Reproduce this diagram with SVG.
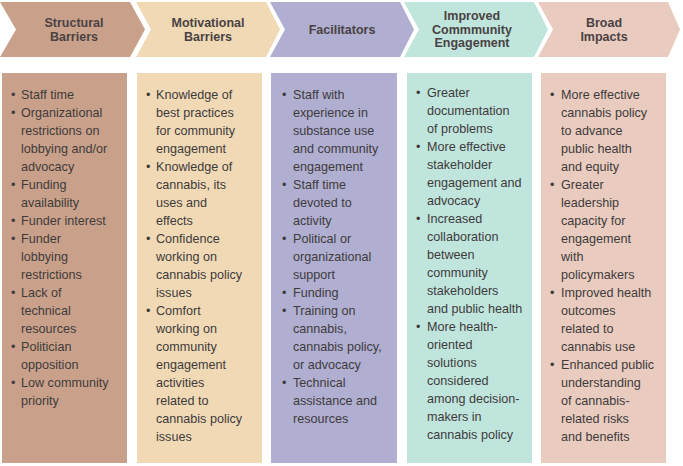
<svg xmlns="http://www.w3.org/2000/svg" width="683" height="466" viewBox="0 0 683 466">
<style>
.hd{font-family:"Liberation Sans",Arial,sans-serif;font-size:12.5px;font-weight:bold;fill:#4a4242;text-anchor:middle}
.tx{font-family:"Liberation Sans",Arial,sans-serif;font-size:12.6px;fill:#3f3b3b}
.c1{fill:#C9A18A}.c2{fill:#F1D9B6}.c3{fill:#B0AED1}.c4{fill:#BFE5DD}.c5{fill:#E9CBC0}
</style>
<rect width="683" height="466" fill="#ffffff"/>
<g id="structural">
<polygon class="c1" points="0,2 130,2 145,29.5 130,57 0,57 16,29.5"/>
<text class="hd" x="74" y="27">Structural</text>
<text class="hd" x="74" y="40.5">Barriers</text>
<rect class="c1" x="2" y="73" width="125" height="390"/>
<g class="tx">
<text x="11" y="98.5">•</text>
<text x="21" y="98.5">Staff time</text>
<text x="11" y="116.5">•</text>
<text x="21" y="116.5">Organizational</text>
<text x="21" y="134.5">restrictions on</text>
<text x="21" y="152.5">lobbying and/or</text>
<text x="21" y="170.5">advocacy</text>
<text x="11" y="188.5">•</text>
<text x="21" y="188.5">Funding</text>
<text x="21" y="206.5">availability</text>
<text x="11" y="224.5">•</text>
<text x="21" y="224.5">Funder interest</text>
<text x="11" y="242.5">•</text>
<text x="21" y="242.5">Funder</text>
<text x="21" y="260.5">lobbying</text>
<text x="21" y="278.5">restrictions</text>
<text x="11" y="296.5">•</text>
<text x="21" y="296.5">Lack of</text>
<text x="21" y="314.5">technical</text>
<text x="21" y="332.5">resources</text>
<text x="11" y="350.5">•</text>
<text x="21" y="350.5">Politician</text>
<text x="21" y="368.5">opposition</text>
<text x="11" y="386.5">•</text>
<text x="21" y="386.5">Low community</text>
<text x="21" y="404.5">priority</text>
</g>
</g>
<g id="motivational">
<polygon class="c2" points="136,2 266,2 280,29.5 266,57 136,57 151,29.5"/>
<text class="hd" x="208" y="27">Motivational</text>
<text class="hd" x="208" y="40.5">Barriers</text>
<rect class="c2" x="137" y="73" width="125" height="390"/>
<g class="tx">
<text x="146" y="98.5">•</text>
<text x="156" y="98.5">Knowledge of</text>
<text x="156" y="116.5">best practices</text>
<text x="156" y="134.5">for community</text>
<text x="156" y="152.5">engagement</text>
<text x="146" y="170.5">•</text>
<text x="156" y="170.5">Knowledge of</text>
<text x="156" y="188.5">cannabis, its</text>
<text x="156" y="206.5">uses and</text>
<text x="156" y="224.5">effects</text>
<text x="146" y="242.5">•</text>
<text x="156" y="242.5">Confidence</text>
<text x="156" y="260.5">working on</text>
<text x="156" y="278.5">cannabis policy</text>
<text x="156" y="296.5">issues</text>
<text x="146" y="314.5">•</text>
<text x="156" y="314.5">Comfort</text>
<text x="156" y="332.5">working on</text>
<text x="156" y="350.5">community</text>
<text x="156" y="368.5">engagement</text>
<text x="156" y="386.5">activities</text>
<text x="156" y="404.5">related to</text>
<text x="156" y="422.5">cannabis policy</text>
<text x="156" y="440.5">issues</text>
</g>
</g>
<g id="facilitators">
<polygon class="c3" points="270,2 400,2 414,29.5 400,57 270,57 285,29.5"/>
<text class="hd" x="342" y="34">Facilitators</text>
<rect class="c3" x="271" y="73" width="126" height="390"/>
<g class="tx">
<text x="282" y="98.5">•</text>
<text x="293" y="98.5">Staff with</text>
<text x="293" y="116.5">experience in</text>
<text x="293" y="134.5">substance use</text>
<text x="293" y="152.5">and community</text>
<text x="293" y="170.5">engagement</text>
<text x="282" y="188.5">•</text>
<text x="293" y="188.5">Staff time</text>
<text x="293" y="206.5">devoted to</text>
<text x="293" y="224.5">activity</text>
<text x="282" y="242.5">•</text>
<text x="293" y="242.5">Political or</text>
<text x="293" y="260.5">organizational</text>
<text x="293" y="278.5">support</text>
<text x="282" y="296.5">•</text>
<text x="293" y="296.5">Funding</text>
<text x="282" y="314.5">•</text>
<text x="293" y="314.5">Training on</text>
<text x="293" y="332.5">cannabis,</text>
<text x="293" y="350.5">cannabis policy,</text>
<text x="293" y="368.5">or advocacy</text>
<text x="282" y="386.5">•</text>
<text x="293" y="386.5">Technical</text>
<text x="293" y="404.5">assistance and</text>
<text x="293" y="422.5">resources</text>
</g>
</g>
<g id="improved">
<polygon class="c4" points="404,2 534,2 548,29.5 534,57 404,57 419,29.5"/>
<text class="hd" x="472" y="20">Improved</text>
<text class="hd" x="472" y="33.5">Commmunity</text>
<text class="hd" x="472" y="47">Engagement</text>
<rect class="c4" x="407" y="73" width="125" height="390"/>
<g class="tx">
<text x="416" y="96.5">•</text>
<text x="427" y="96.5">Greater</text>
<text x="427" y="114.5">documentation</text>
<text x="427" y="132.5">of problems</text>
<text x="416" y="150.5">•</text>
<text x="427" y="150.5">More effective</text>
<text x="427" y="168.5">stakeholder</text>
<text x="427" y="186.5">engagement and</text>
<text x="427" y="204.5">advocacy</text>
<text x="416" y="222.5">•</text>
<text x="427" y="222.5">Increased</text>
<text x="427" y="240.5">collaboration</text>
<text x="427" y="258.5">between</text>
<text x="427" y="276.5">community</text>
<text x="427" y="294.5">stakeholders</text>
<text x="427" y="312.5">and public health</text>
<text x="416" y="330.5">•</text>
<text x="427" y="330.5">More health-</text>
<text x="427" y="348.5">oriented</text>
<text x="427" y="366.5">solutions</text>
<text x="427" y="384.5">considered</text>
<text x="427" y="402.5">among decision-</text>
<text x="427" y="420.5">makers in</text>
<text x="427" y="438.5">cannabis policy</text>
</g>
</g>
<g id="broad">
<polygon class="c5" points="538,2 668,2 680,29.5 668,57 538,57 553,29.5"/>
<text class="hd" x="604" y="27">Broad</text>
<text class="hd" x="604" y="40.5">Impacts</text>
<rect class="c5" x="541" y="73" width="125" height="390"/>
<g class="tx">
<text x="550" y="98.5">•</text>
<text x="561" y="98.5">More effective</text>
<text x="561" y="116.5">cannabis policy</text>
<text x="561" y="134.5">to advance</text>
<text x="561" y="152.5">public health</text>
<text x="561" y="170.5">and equity</text>
<text x="550" y="188.5">•</text>
<text x="561" y="188.5">Greater</text>
<text x="561" y="206.5">leadership</text>
<text x="561" y="224.5">capacity for</text>
<text x="561" y="242.5">engagement</text>
<text x="561" y="260.5">with</text>
<text x="561" y="278.5">policymakers</text>
<text x="550" y="296.5">•</text>
<text x="561" y="296.5">Improved health</text>
<text x="561" y="314.5">outcomes</text>
<text x="561" y="332.5">related to</text>
<text x="561" y="350.5">cannabis use</text>
<text x="550" y="368.5">•</text>
<text x="561" y="368.5">Enhanced public</text>
<text x="561" y="386.5">understanding</text>
<text x="561" y="404.5">of cannabis-</text>
<text x="561" y="422.5">related risks</text>
<text x="561" y="440.5">and benefits</text>
</g>
</g>
<g id="connectors"/>
</svg>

Objective:
Omit the pictures, then quote the rest of the material above exactly.

Answer to this task:
Reproduce this diagram with SVG.
<svg xmlns="http://www.w3.org/2000/svg" width="683" height="466" viewBox="0 0 683 466">
<style>
.hd{font-family:"Liberation Sans",Arial,sans-serif;font-size:12.5px;font-weight:bold;fill:#4a4242;text-anchor:middle}
.tx{font-family:"Liberation Sans",Arial,sans-serif;font-size:12.6px;fill:#3f3b3b}
.c1{fill:#C9A18A}.c2{fill:#F1D9B6}.c3{fill:#B0AED1}.c4{fill:#BFE5DD}.c5{fill:#E9CBC0}
</style>
<rect width="683" height="466" fill="#ffffff"/>
<g id="structural">
<polygon class="c1" points="0,2 130,2 145,29.5 130,57 0,57 16,29.5"/>
<text class="hd" x="74" y="27">Structural</text>
<text class="hd" x="74" y="40.5">Barriers</text>
<rect class="c1" x="2" y="73" width="125" height="390"/>
<g class="tx">
<text x="11" y="98.5">•</text>
<text x="21" y="98.5">Staff time</text>
<text x="11" y="116.5">•</text>
<text x="21" y="116.5">Organizational</text>
<text x="21" y="134.5">restrictions on</text>
<text x="21" y="152.5">lobbying and/or</text>
<text x="21" y="170.5">advocacy</text>
<text x="11" y="188.5">•</text>
<text x="21" y="188.5">Funding</text>
<text x="21" y="206.5">availability</text>
<text x="11" y="224.5">•</text>
<text x="21" y="224.5">Funder interest</text>
<text x="11" y="242.5">•</text>
<text x="21" y="242.5">Funder</text>
<text x="21" y="260.5">lobbying</text>
<text x="21" y="278.5">restrictions</text>
<text x="11" y="296.5">•</text>
<text x="21" y="296.5">Lack of</text>
<text x="21" y="314.5">technical</text>
<text x="21" y="332.5">resources</text>
<text x="11" y="350.5">•</text>
<text x="21" y="350.5">Politician</text>
<text x="21" y="368.5">opposition</text>
<text x="11" y="386.5">•</text>
<text x="21" y="386.5">Low community</text>
<text x="21" y="404.5">priority</text>
</g>
</g>
<g id="motivational">
<polygon class="c2" points="136,2 266,2 280,29.5 266,57 136,57 151,29.5"/>
<text class="hd" x="208" y="27">Motivational</text>
<text class="hd" x="208" y="40.5">Barriers</text>
<rect class="c2" x="137" y="73" width="125" height="390"/>
<g class="tx">
<text x="146" y="98.5">•</text>
<text x="156" y="98.5">Knowledge of</text>
<text x="156" y="116.5">best practices</text>
<text x="156" y="134.5">for community</text>
<text x="156" y="152.5">engagement</text>
<text x="146" y="170.5">•</text>
<text x="156" y="170.5">Knowledge of</text>
<text x="156" y="188.5">cannabis, its</text>
<text x="156" y="206.5">uses and</text>
<text x="156" y="224.5">effects</text>
<text x="146" y="242.5">•</text>
<text x="156" y="242.5">Confidence</text>
<text x="156" y="260.5">working on</text>
<text x="156" y="278.5">cannabis policy</text>
<text x="156" y="296.5">issues</text>
<text x="146" y="314.5">•</text>
<text x="156" y="314.5">Comfort</text>
<text x="156" y="332.5">working on</text>
<text x="156" y="350.5">community</text>
<text x="156" y="368.5">engagement</text>
<text x="156" y="386.5">activities</text>
<text x="156" y="404.5">related to</text>
<text x="156" y="422.5">cannabis policy</text>
<text x="156" y="440.5">issues</text>
</g>
</g>
<g id="facilitators">
<polygon class="c3" points="270,2 400,2 414,29.5 400,57 270,57 285,29.5"/>
<text class="hd" x="342" y="34">Facilitators</text>
<rect class="c3" x="271" y="73" width="126" height="390"/>
<g class="tx">
<text x="282" y="98.5">•</text>
<text x="293" y="98.5">Staff with</text>
<text x="293" y="116.5">experience in</text>
<text x="293" y="134.5">substance use</text>
<text x="293" y="152.5">and community</text>
<text x="293" y="170.5">engagement</text>
<text x="282" y="188.5">•</text>
<text x="293" y="188.5">Staff time</text>
<text x="293" y="206.5">devoted to</text>
<text x="293" y="224.5">activity</text>
<text x="282" y="242.5">•</text>
<text x="293" y="242.5">Political or</text>
<text x="293" y="260.5">organizational</text>
<text x="293" y="278.5">support</text>
<text x="282" y="296.5">•</text>
<text x="293" y="296.5">Funding</text>
<text x="282" y="314.5">•</text>
<text x="293" y="314.5">Training on</text>
<text x="293" y="332.5">cannabis,</text>
<text x="293" y="350.5">cannabis policy,</text>
<text x="293" y="368.5">or advocacy</text>
<text x="282" y="386.5">•</text>
<text x="293" y="386.5">Technical</text>
<text x="293" y="404.5">assistance and</text>
<text x="293" y="422.5">resources</text>
</g>
</g>
<g id="improved">
<polygon class="c4" points="404,2 534,2 548,29.5 534,57 404,57 419,29.5"/>
<text class="hd" x="472" y="20">Improved</text>
<text class="hd" x="472" y="33.5">Commmunity</text>
<text class="hd" x="472" y="47">Engagement</text>
<rect class="c4" x="407" y="73" width="125" height="390"/>
<g class="tx">
<text x="416" y="96.5">•</text>
<text x="427" y="96.5">Greater</text>
<text x="427" y="114.5">documentation</text>
<text x="427" y="132.5">of problems</text>
<text x="416" y="150.5">•</text>
<text x="427" y="150.5">More effective</text>
<text x="427" y="168.5">stakeholder</text>
<text x="427" y="186.5">engagement and</text>
<text x="427" y="204.5">advocacy</text>
<text x="416" y="222.5">•</text>
<text x="427" y="222.5">Increased</text>
<text x="427" y="240.5">collaboration</text>
<text x="427" y="258.5">between</text>
<text x="427" y="276.5">community</text>
<text x="427" y="294.5">stakeholders</text>
<text x="427" y="312.5">and public health</text>
<text x="416" y="330.5">•</text>
<text x="427" y="330.5">More health-</text>
<text x="427" y="348.5">oriented</text>
<text x="427" y="366.5">solutions</text>
<text x="427" y="384.5">considered</text>
<text x="427" y="402.5">among decision-</text>
<text x="427" y="420.5">makers in</text>
<text x="427" y="438.5">cannabis policy</text>
</g>
</g>
<g id="broad">
<polygon class="c5" points="538,2 668,2 680,29.5 668,57 538,57 553,29.5"/>
<text class="hd" x="604" y="27">Broad</text>
<text class="hd" x="604" y="40.5">Impacts</text>
<rect class="c5" x="541" y="73" width="125" height="390"/>
<g class="tx">
<text x="550" y="98.5">•</text>
<text x="561" y="98.5">More effective</text>
<text x="561" y="116.5">cannabis policy</text>
<text x="561" y="134.5">to advance</text>
<text x="561" y="152.5">public health</text>
<text x="561" y="170.5">and equity</text>
<text x="550" y="188.5">•</text>
<text x="561" y="188.5">Greater</text>
<text x="561" y="206.5">leadership</text>
<text x="561" y="224.5">capacity for</text>
<text x="561" y="242.5">engagement</text>
<text x="561" y="260.5">with</text>
<text x="561" y="278.5">policymakers</text>
<text x="550" y="296.5">•</text>
<text x="561" y="296.5">Improved health</text>
<text x="561" y="314.5">outcomes</text>
<text x="561" y="332.5">related to</text>
<text x="561" y="350.5">cannabis use</text>
<text x="550" y="368.5">•</text>
<text x="561" y="368.5">Enhanced public</text>
<text x="561" y="386.5">understanding</text>
<text x="561" y="404.5">of cannabis-</text>
<text x="561" y="422.5">related risks</text>
<text x="561" y="440.5">and benefits</text>
</g>
</g>
<g id="connectors"/>
</svg>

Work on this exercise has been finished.